A economia do Japão contraiu-se 1,6% no terceiro trimestre, iniciando a quarta recessão desde 2008. O número surpreendeu porque foi muito pior do que todas as previsões e acentuou a desastrosa contração do trimestre anterior quando a economia desabou -7,3%. Shinzo Abe, que assumiu o poder há dois anos com a promessa de arrancar o Japão da letargia econômica, convocou terça-feira eleições antecipadas.

A situação do Japão interessa porque a economia nipônica continua a ser a terceira maior do mundo, depois dos Estados Unidos e da China, e esperava-se que as propostas da Abenomics (chamadas assim pelo entusiasmo econômico com que Shinzo Abe iniciou o seu mandato há dois anos) proporcionassem uma luz de ideias que iluminaria a escuridão da economia mundial. No entanto o plano fracassou porque o aumento de impostos em plena crise nunca foi uma boa ideia.

Uma receita de curto alcance
A ideia da Abenomics para impulsionar a economia era usar estímulos em massa do Banco do Japão e um programa de reformas estruturais do governo.
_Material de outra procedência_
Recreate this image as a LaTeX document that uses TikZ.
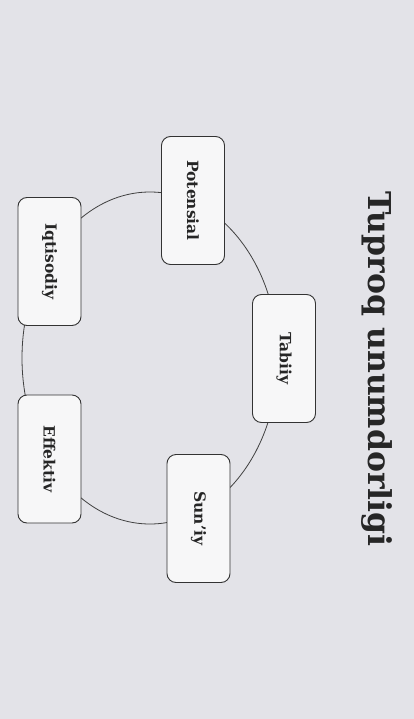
\documentclass[tikz,border=0pt]{standalone}
\usepackage{fontspec}
\setmainfont{DejaVu Serif}
\definecolor{bgcol}{HTML}{E3E3E8}
\definecolor{cardfill}{HTML}{F7F7F8}
\begin{document}
\begin{tikzpicture}[x=1pt,y=-1pt,
  card/.style={draw=black!80, line width=0.9pt, fill=cardfill, rounded corners=9pt,
    rotate=-90, minimum width=128pt, minimum height=63pt, inner sep=0pt,
    font=\bfseries\fontsize{15.5}{17}\selectfont, text=black!85},
  ring/.style={draw=black!75, line width=0.8pt}]
\fill[bgcol] (0,0) rectangle (414,719);
\useasboundingbox (0,0) rectangle (414,719);
\coordinate (c) at (150,358);
\draw[ring] (c) ellipse [x radius=128, y radius=166];
\node[card] (pot) at (193,200.5) {Potensial};
\node[card] (tab) at (284,358.5) {Tabiiy};
\node[card] (sun) at (198.5,518.5) {Sun'iy};
\node[card] (iqt) at (49.5,261.5) {Iqtisodiy};
\node[card] (eff) at (49.5,459) {Effektiv};
\node[rotate=-90, font=\bfseries\fontsize{31.5}{34}\selectfont, text=black!85] (title) at (377,369) {Tuproq unumdorligi};
\end{tikzpicture}
\end{document}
Pretendia-se melhorar os salários e diminuir o valor do iene com uma portentosa guerra de divisas para melhorar a competitividade nipônica nos mercados mundiais. A receita resultou nos primeiros meses de 2013, enquanto os preços das ações dispararam.

A agressividade das propostas de Shinzo Abe acusa fadiga e a recuperação econômica perdeu impulso. O resultado é que o potencial real da economia não melhorou, como também não melhorou o bem-estar da família japonesa média. Também não avançaram os salários, enquanto os preços aumentaram.
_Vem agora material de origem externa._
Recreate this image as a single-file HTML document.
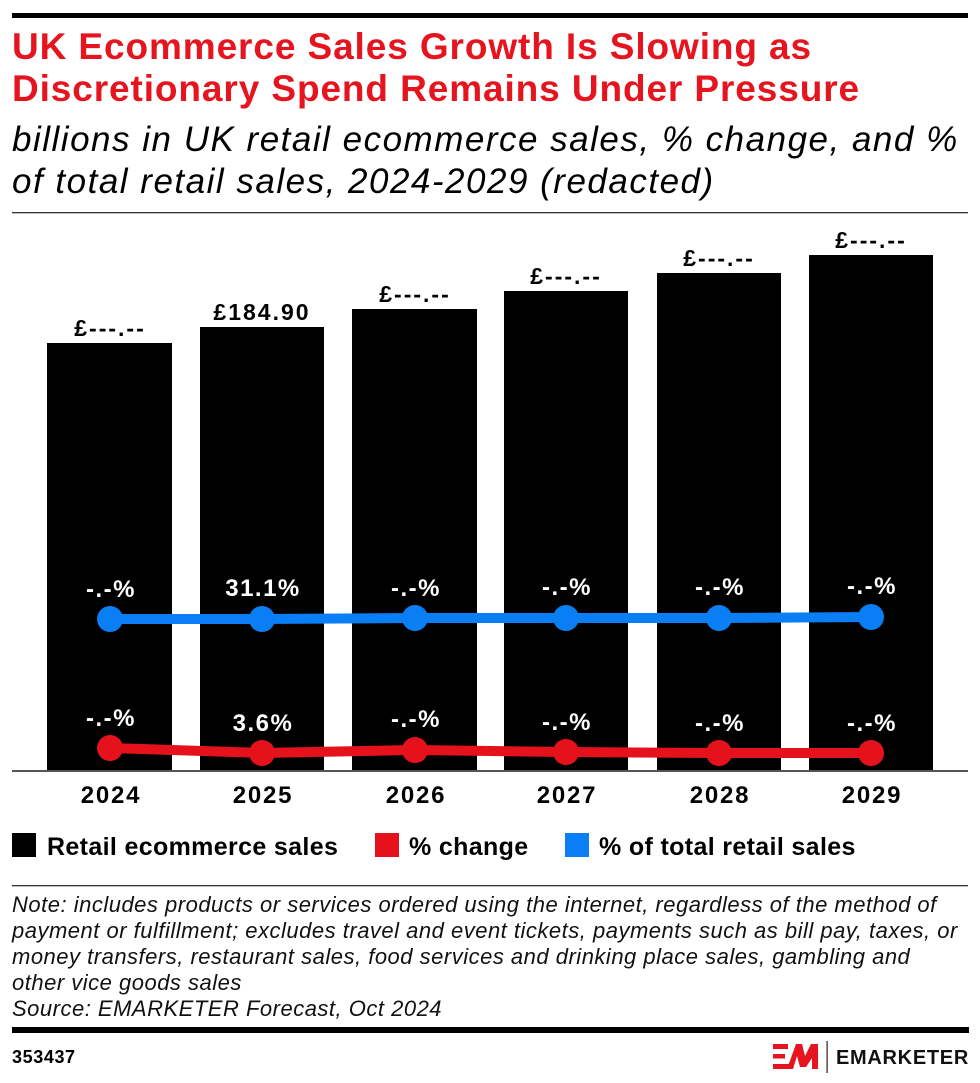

Se alguma coisa confirma a situação atual do Japão, é o efeito nulo que têm as políticas dos bancos centrais para impulsionar a economia. Apesar da torrente de dinheiro injetado no sistema financeiro, a economia de Japão continua na senda do estancamento, dada a brutal desconexão que existe entre o sistema financeiro e a economia real. O Japão é um claro antecedente do que espera a Europa, que deixou a resolução da crise em mãos dos banqueiros centrais. A fadiga destas políticas e a sua erosão nas engrenagens da economia produtiva começa a ver-se também nos Estados Unidos.
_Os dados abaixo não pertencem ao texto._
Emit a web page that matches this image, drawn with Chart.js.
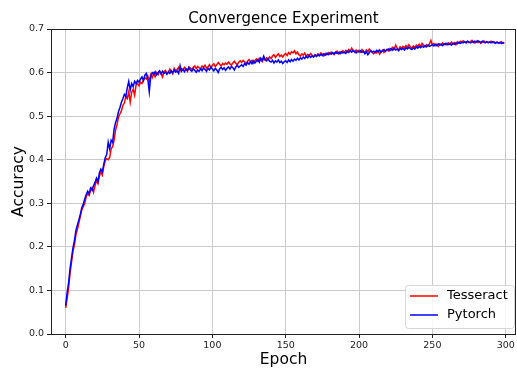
<!DOCTYPE html>
<html lang="en">
<head>
    <meta charset="UTF-8">
    <title>Convergence Experiment</title>
    <script src="https://cdn.jsdelivr.net/npm/chart.js@4.4.1/dist/chart.umd.min.js"></script>
    <style>
        body { margin: 0; background: #fff; }
        canvas { display: block; }
    </style>
</head>
<body>
    <canvas id="myChart" width="517" height="368"></canvas>

    <script>
        // values, one per epoch (0..299)
        const tesseract = [
            0.060, 0.082, 0.105, 0.140, 0.165, 0.190, 0.205, 0.228, 0.240, 0.255,
            0.270, 0.285, 0.292, 0.300, 0.315, 0.322, 0.318, 0.330, 0.336, 0.325,
            0.340, 0.352, 0.345, 0.362, 0.372, 0.365, 0.385, 0.398, 0.402, 0.400,
            0.405, 0.425, 0.430, 0.445, 0.468, 0.480, 0.498, 0.505, 0.512, 0.525,
            0.530, 0.545, 0.540, 0.556, 0.532, 0.555, 0.562, 0.548, 0.572, 0.575,
            0.570, 0.578, 0.575, 0.582, 0.588, 0.585, 0.592, 0.580, 0.595, 0.588,
            0.598, 0.590, 0.600, 0.595, 0.603, 0.598, 0.590, 0.602, 0.605, 0.598,
            0.600, 0.608, 0.603, 0.597, 0.610, 0.605, 0.607, 0.612, 0.604, 0.609,
            0.606, 0.612, 0.608, 0.603, 0.613, 0.610, 0.607, 0.612, 0.615, 0.609,
            0.614, 0.611, 0.608, 0.615, 0.612, 0.617, 0.610, 0.613, 0.618, 0.612,
            0.616, 0.620, 0.614, 0.618, 0.623, 0.619, 0.615, 0.621, 0.618, 0.622,
            0.619, 0.624, 0.620, 0.617, 0.622, 0.626, 0.621, 0.618, 0.624, 0.627,
            0.623, 0.628, 0.625, 0.620, 0.626, 0.630, 0.624, 0.628, 0.622, 0.627,
            0.631, 0.626, 0.633, 0.629, 0.625, 0.632, 0.628, 0.634, 0.630, 0.636,
            0.632, 0.638, 0.641, 0.635, 0.639, 0.643, 0.637, 0.640, 0.636, 0.641,
            0.644, 0.639, 0.646, 0.642, 0.648, 0.645, 0.650, 0.643, 0.647, 0.641,
            0.638, 0.643, 0.640, 0.645, 0.637, 0.642, 0.639, 0.644, 0.640, 0.636,
            0.641, 0.638, 0.643, 0.640, 0.645, 0.642, 0.638, 0.644, 0.641, 0.646,
            0.643, 0.647, 0.644, 0.641, 0.646, 0.649, 0.643, 0.648, 0.645, 0.650,
            0.646, 0.651, 0.648, 0.653, 0.649, 0.656, 0.650, 0.647, 0.652, 0.648,
            0.651, 0.647, 0.653, 0.649, 0.645, 0.652, 0.648, 0.654, 0.650, 0.646,
            0.643, 0.648, 0.645, 0.650, 0.642, 0.647, 0.651, 0.646, 0.649, 0.653,
            0.650, 0.655, 0.652, 0.658, 0.654, 0.663, 0.656, 0.652, 0.659, 0.655,
            0.660, 0.657, 0.662, 0.658, 0.664, 0.659, 0.656, 0.661, 0.658, 0.663,
            0.660, 0.665, 0.661, 0.667, 0.663, 0.659, 0.664, 0.661, 0.666, 0.674,
            0.663, 0.667, 0.662, 0.665, 0.660, 0.666, 0.663, 0.668, 0.664, 0.667,
            0.663, 0.668, 0.665, 0.670, 0.666, 0.669, 0.664, 0.671, 0.668, 0.672,
            0.669, 0.673, 0.670, 0.668, 0.672, 0.669, 0.671, 0.674, 0.670, 0.668,
            0.672, 0.669, 0.671, 0.667, 0.670, 0.673, 0.669, 0.671, 0.668, 0.670,
            0.672, 0.669, 0.671, 0.668, 0.670, 0.667, 0.669, 0.671, 0.668, 0.669
        ];
        const pytorch = [
            0.065, 0.095, 0.118, 0.150, 0.175, 0.198, 0.215, 0.238, 0.250, 0.262,
            0.275, 0.290, 0.298, 0.310, 0.320, 0.328, 0.322, 0.335, 0.330, 0.340,
            0.348, 0.358, 0.350, 0.370, 0.378, 0.372, 0.390, 0.405, 0.412, 0.440,
            0.425, 0.445, 0.440, 0.470, 0.485, 0.495, 0.510, 0.520, 0.532, 0.540,
            0.550, 0.545, 0.565, 0.580, 0.560, 0.575, 0.568, 0.580, 0.575, 0.582,
            0.578, 0.585, 0.590, 0.582, 0.594, 0.598, 0.585, 0.556, 0.592, 0.600,
            0.596, 0.602, 0.595, 0.600, 0.604, 0.597, 0.603, 0.598, 0.601, 0.596,
            0.602, 0.598, 0.604, 0.600, 0.606, 0.601, 0.604, 0.598, 0.616, 0.603,
            0.607, 0.602, 0.609, 0.605, 0.611, 0.606, 0.603, 0.609, 0.605, 0.601,
            0.606, 0.603, 0.609, 0.604, 0.611, 0.607, 0.603, 0.610, 0.606, 0.612,
            0.608, 0.604, 0.610, 0.606, 0.600, 0.609, 0.612, 0.607, 0.611, 0.605,
            0.610, 0.613, 0.608, 0.614, 0.611, 0.606, 0.613, 0.617, 0.612, 0.615,
            0.618, 0.614, 0.621, 0.617, 0.623, 0.619, 0.625, 0.620, 0.627, 0.622,
            0.626, 0.630, 0.624, 0.633, 0.628, 0.638, 0.630, 0.627, 0.632, 0.626,
            0.624, 0.628, 0.622, 0.627, 0.624, 0.629, 0.623, 0.626, 0.621, 0.625,
            0.627, 0.623, 0.629, 0.625, 0.630, 0.626, 0.631, 0.628, 0.633, 0.629,
            0.634, 0.631, 0.636, 0.632, 0.637, 0.634, 0.639, 0.635, 0.638, 0.636,
            0.640, 0.637, 0.641, 0.638, 0.642, 0.639, 0.643, 0.640, 0.644, 0.641,
            0.645, 0.642, 0.646, 0.643, 0.647, 0.644, 0.646, 0.643, 0.648, 0.645,
            0.647, 0.644, 0.649, 0.646, 0.650, 0.647, 0.651, 0.648, 0.645, 0.649,
            0.647, 0.650, 0.646, 0.649, 0.643, 0.648, 0.641, 0.646, 0.650, 0.647,
            0.649, 0.646, 0.651, 0.648, 0.652, 0.647, 0.650, 0.653, 0.649, 0.652,
            0.654, 0.650, 0.655, 0.651, 0.656, 0.652, 0.654, 0.650, 0.655, 0.653,
            0.656, 0.652, 0.657, 0.654, 0.658, 0.655, 0.653, 0.657, 0.654, 0.659,
            0.656, 0.660, 0.657, 0.661, 0.658, 0.662, 0.659, 0.663, 0.660, 0.662,
            0.664, 0.661, 0.665, 0.662, 0.666, 0.663, 0.665, 0.662, 0.666, 0.664,
            0.667, 0.664, 0.666, 0.663, 0.667, 0.665, 0.668, 0.666, 0.669, 0.667,
            0.670, 0.668, 0.671, 0.669, 0.672, 0.670, 0.668, 0.671, 0.669, 0.672,
            0.670, 0.673, 0.671, 0.669, 0.672, 0.670, 0.668, 0.671, 0.669, 0.670,
            0.668, 0.671, 0.669, 0.667, 0.670, 0.668, 0.669, 0.667, 0.668, 0.668
        ];
        const epochs = tesseract.map((v, i) => i);
        const xTicks = [0, 50, 100, 150, 200, 250, 300];
        const yTicks = [0.0, 0.1, 0.2, 0.3, 0.4, 0.5, 0.6, 0.7];

        const font = "'DejaVu Sans', sans-serif";

        // title, frame and legend box drawn on top, matplotlib style
        const decorations = {
            id: 'decorations',
            afterDraw(chart) {
                const ctx = chart.ctx;
                const a = chart.chartArea;
                ctx.save();
                ctx.strokeStyle = '#222';
                ctx.lineWidth = 1;
                ctx.strokeRect(a.left + 0.5, a.top + 0.5, a.right - a.left - 1, a.bottom - a.top);

                ctx.fillStyle = '#000';
                ctx.font = '15px ' + font;
                ctx.textAlign = 'center';
                ctx.textBaseline = 'alphabetic';
                ctx.fillText('Convergence Experiment', (a.left + a.right) / 2, 23);

                // legend
                const bx = 405, by = 285, bw = 109, bh = 43;
                ctx.beginPath();
                ctx.roundRect(bx + 0.5, by + 0.5, bw, bh, 3);
                ctx.fillStyle = 'rgba(255,255,255,0.85)';
                ctx.fill();
                ctx.strokeStyle = '#d6d6d6';
                ctx.stroke();
                ctx.font = '13px ' + font;
                ctx.textAlign = 'left';
                ctx.textBaseline = 'middle';
                chart.data.datasets.forEach((ds, i) => {
                    const y = by + 11 + i * 19;
                    ctx.strokeStyle = ds.borderColor;
                    ctx.lineWidth = 1.5;
                    ctx.beginPath();
                    ctx.moveTo(bx + 5, y);
                    ctx.lineTo(bx + 33, y);
                    ctx.stroke();
                    ctx.fillStyle = '#000';
                    ctx.fillText(ds.label, bx + 42, y);
                });
                ctx.restore();
            }
        };

        const ctx = document.getElementById('myChart');
        const myChart = new Chart(ctx, {
            type: 'line',
            data: {
                labels: epochs,
                datasets: [{
                    label: 'Tesseract',
                    data: tesseract,
                    borderColor: '#ff0000',
                    borderWidth: 1.5,
                    pointRadius: 0,
                    order: 1
                }, {
                    label: 'Pytorch',
                    data: pytorch,
                    borderColor: '#0000ff',
                    borderWidth: 1.5,
                    pointRadius: 0,
                    order: 0
                }]
            },
            options: {
                responsive: false,
                animation: false,
                devicePixelRatio: 1,
                layout: { padding: { top: 29, right: 1, left: 0, bottom: 0 } },
                plugins: {
                    legend: { display: false },
                    tooltip: { enabled: false }
                },
                scales: {
                    x: {
                        type: 'linear',
                        min: -10,
                        max: 307,
                        afterBuildTicks: s => { s.ticks = xTicks.map(v => ({ value: v })); },
                        afterFit: s => { s.height = 34; },
                        ticks: { color: '#222', font: { family: font, size: 9.5 }, padding: 2, maxRotation: 0 },
                        grid: { color: '#cbcbcb', lineWidth: 1, tickLength: 4, tickColor: '#222' },
                        border: { display: false },
                        title: { display: true, text: 'Epoch', color: '#000', font: { family: font, size: 15.5, lineHeight: 1 }, padding: { top: 0, bottom: 0 } }
                    },
                    y: {
                        min: 0,
                        max: 0.7,
                        afterBuildTicks: s => { s.ticks = yTicks.map(v => ({ value: v })); },
                        afterFit: s => { s.width = 51; },
                        ticks: { color: '#222', font: { family: font, size: 9.5 }, padding: 3, callback: v => v.toFixed(1) },
                        grid: { color: '#cbcbcb', lineWidth: 1, tickLength: 4, tickColor: '#222' },
                        border: { display: false },
                        title: { display: true, text: 'Accuracy', color: '#000', font: { family: font, size: 15.5 }, padding: { top: 10, bottom: 0 } }
                    }
                }
            },
            plugins: [decorations]
        });
    </script>
</body>
</html>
Deixar a tarefa da crise a um sistema financeiro que coabita com a corrupção e a banca na sombra só alimentou o estancamento de longo prazo. A lição é que nenhum plano de políticas monetárias pode funcionar se não forem aplicadas antes profundas reformas no sistema financeiro. A experiência do Japão obrigará os líderes europeus a acelerar as reformas do sistema financeiro (deve servir à economia real e não servir-se a si mesmo), se é que não desejam que a Europa siga novamente a senda do Japão, com duas décadas perdidas.